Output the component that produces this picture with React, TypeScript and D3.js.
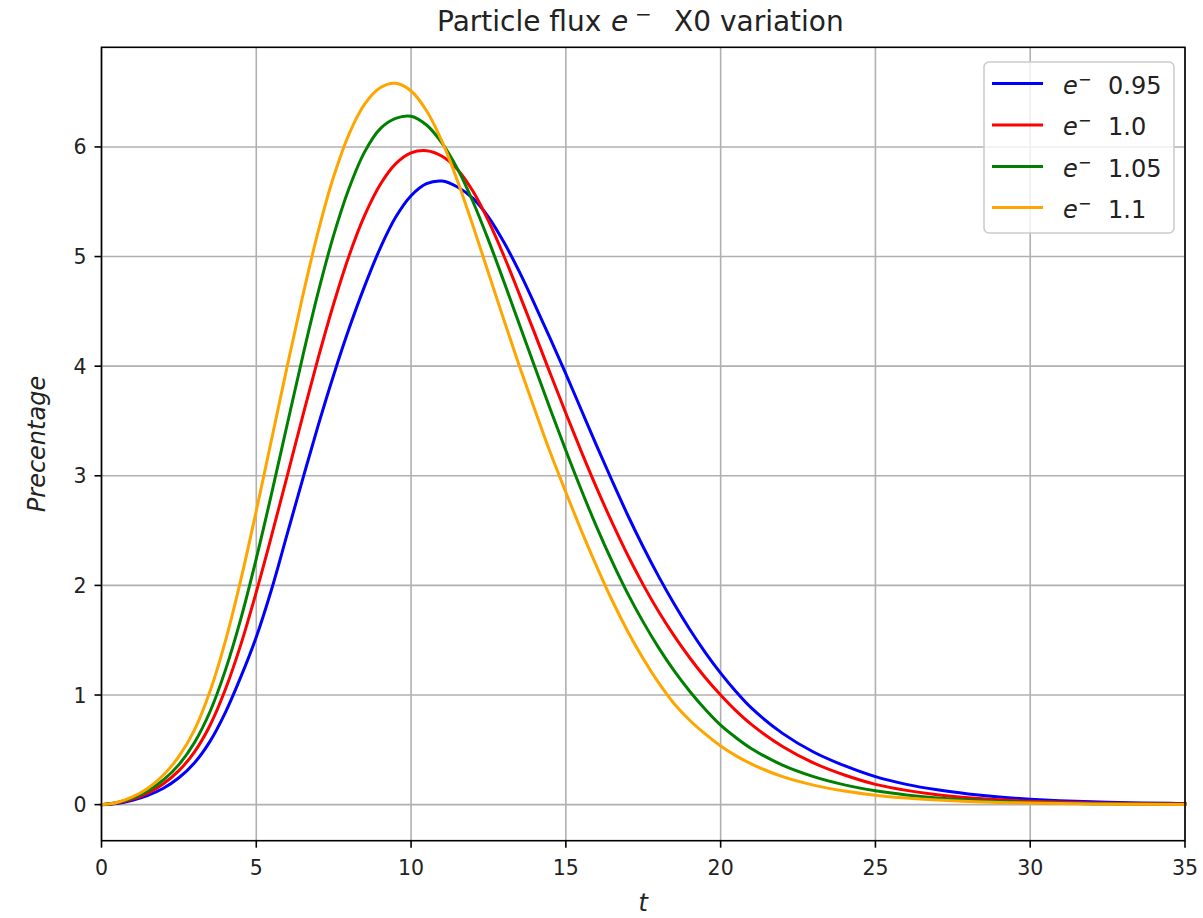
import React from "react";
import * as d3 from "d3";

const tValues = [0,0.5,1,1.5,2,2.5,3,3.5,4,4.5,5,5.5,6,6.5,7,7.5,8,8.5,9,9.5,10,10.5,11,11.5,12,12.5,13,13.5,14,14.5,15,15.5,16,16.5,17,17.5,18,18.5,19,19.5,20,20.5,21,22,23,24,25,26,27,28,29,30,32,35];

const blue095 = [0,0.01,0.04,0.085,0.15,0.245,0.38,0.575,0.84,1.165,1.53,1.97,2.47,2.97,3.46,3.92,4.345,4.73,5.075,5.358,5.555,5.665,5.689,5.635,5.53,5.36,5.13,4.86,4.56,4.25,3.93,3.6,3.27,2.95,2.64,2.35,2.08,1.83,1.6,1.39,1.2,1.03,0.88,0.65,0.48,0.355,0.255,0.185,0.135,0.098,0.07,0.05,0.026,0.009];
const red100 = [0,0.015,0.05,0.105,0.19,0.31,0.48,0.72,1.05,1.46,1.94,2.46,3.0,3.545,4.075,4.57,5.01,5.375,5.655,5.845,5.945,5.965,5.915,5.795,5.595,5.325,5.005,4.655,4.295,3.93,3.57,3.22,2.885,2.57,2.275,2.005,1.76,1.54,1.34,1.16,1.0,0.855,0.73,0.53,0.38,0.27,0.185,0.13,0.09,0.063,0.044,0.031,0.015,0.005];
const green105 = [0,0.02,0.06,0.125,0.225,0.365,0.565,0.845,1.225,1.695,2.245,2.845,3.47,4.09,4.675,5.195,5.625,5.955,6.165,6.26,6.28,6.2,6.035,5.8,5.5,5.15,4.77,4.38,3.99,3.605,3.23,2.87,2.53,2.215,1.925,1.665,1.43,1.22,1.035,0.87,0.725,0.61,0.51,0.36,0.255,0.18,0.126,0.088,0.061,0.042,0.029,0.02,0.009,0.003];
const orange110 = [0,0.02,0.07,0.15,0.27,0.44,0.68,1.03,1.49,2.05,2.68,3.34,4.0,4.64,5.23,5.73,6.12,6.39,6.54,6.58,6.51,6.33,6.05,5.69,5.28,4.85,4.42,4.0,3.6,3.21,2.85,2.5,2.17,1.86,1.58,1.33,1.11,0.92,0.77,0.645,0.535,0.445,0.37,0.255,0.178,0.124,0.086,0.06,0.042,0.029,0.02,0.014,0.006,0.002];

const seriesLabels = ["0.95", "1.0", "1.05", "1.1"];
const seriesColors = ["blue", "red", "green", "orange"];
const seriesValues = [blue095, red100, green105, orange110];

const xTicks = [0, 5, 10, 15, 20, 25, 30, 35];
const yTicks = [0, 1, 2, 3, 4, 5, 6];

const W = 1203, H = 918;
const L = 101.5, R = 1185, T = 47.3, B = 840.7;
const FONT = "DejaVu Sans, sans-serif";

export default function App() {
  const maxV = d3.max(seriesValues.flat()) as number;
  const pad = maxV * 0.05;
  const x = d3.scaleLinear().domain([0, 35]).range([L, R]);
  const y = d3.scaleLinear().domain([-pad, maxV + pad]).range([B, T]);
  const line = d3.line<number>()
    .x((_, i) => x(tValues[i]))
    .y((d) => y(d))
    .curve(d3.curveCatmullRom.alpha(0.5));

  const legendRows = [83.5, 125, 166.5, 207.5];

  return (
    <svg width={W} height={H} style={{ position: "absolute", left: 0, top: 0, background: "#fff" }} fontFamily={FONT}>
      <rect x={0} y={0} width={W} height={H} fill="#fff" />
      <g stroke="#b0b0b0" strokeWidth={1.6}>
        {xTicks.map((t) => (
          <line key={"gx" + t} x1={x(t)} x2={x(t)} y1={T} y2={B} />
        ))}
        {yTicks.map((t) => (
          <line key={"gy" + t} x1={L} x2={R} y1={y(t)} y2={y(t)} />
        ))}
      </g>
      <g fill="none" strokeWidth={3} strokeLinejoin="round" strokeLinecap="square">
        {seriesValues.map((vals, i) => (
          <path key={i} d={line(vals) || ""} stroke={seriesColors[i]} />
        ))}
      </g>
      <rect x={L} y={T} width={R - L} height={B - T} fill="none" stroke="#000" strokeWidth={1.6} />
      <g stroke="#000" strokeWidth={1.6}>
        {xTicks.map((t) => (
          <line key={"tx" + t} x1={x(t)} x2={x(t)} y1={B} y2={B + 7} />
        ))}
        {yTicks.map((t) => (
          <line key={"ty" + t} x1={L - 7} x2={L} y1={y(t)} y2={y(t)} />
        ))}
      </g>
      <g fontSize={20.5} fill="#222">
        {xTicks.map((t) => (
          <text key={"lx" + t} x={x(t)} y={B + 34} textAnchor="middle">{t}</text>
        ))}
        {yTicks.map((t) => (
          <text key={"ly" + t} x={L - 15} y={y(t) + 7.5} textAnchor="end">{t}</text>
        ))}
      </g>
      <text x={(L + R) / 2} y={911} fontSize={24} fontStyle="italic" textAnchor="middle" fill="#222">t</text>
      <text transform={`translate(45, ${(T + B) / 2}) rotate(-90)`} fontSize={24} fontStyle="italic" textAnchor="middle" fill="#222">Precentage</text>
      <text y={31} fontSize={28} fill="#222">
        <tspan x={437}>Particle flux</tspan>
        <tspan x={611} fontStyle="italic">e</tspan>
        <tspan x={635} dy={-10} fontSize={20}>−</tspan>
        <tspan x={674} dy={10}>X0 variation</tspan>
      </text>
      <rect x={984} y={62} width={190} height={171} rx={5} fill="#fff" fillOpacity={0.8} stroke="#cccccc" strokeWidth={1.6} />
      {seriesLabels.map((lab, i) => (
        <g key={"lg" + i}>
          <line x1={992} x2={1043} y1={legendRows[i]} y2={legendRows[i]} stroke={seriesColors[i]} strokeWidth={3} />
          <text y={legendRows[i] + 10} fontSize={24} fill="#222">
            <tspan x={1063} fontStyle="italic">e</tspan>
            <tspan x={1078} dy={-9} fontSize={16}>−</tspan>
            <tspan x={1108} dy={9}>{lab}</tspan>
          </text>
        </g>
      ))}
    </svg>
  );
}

* * *

» EXERCISE REQUIREMENTS
Find every line that has "React" in it, then return those lines.

» FINISHED EXERCISE
Output the component that produces this picture with React, TypeScript and D3.js.
import React from "react";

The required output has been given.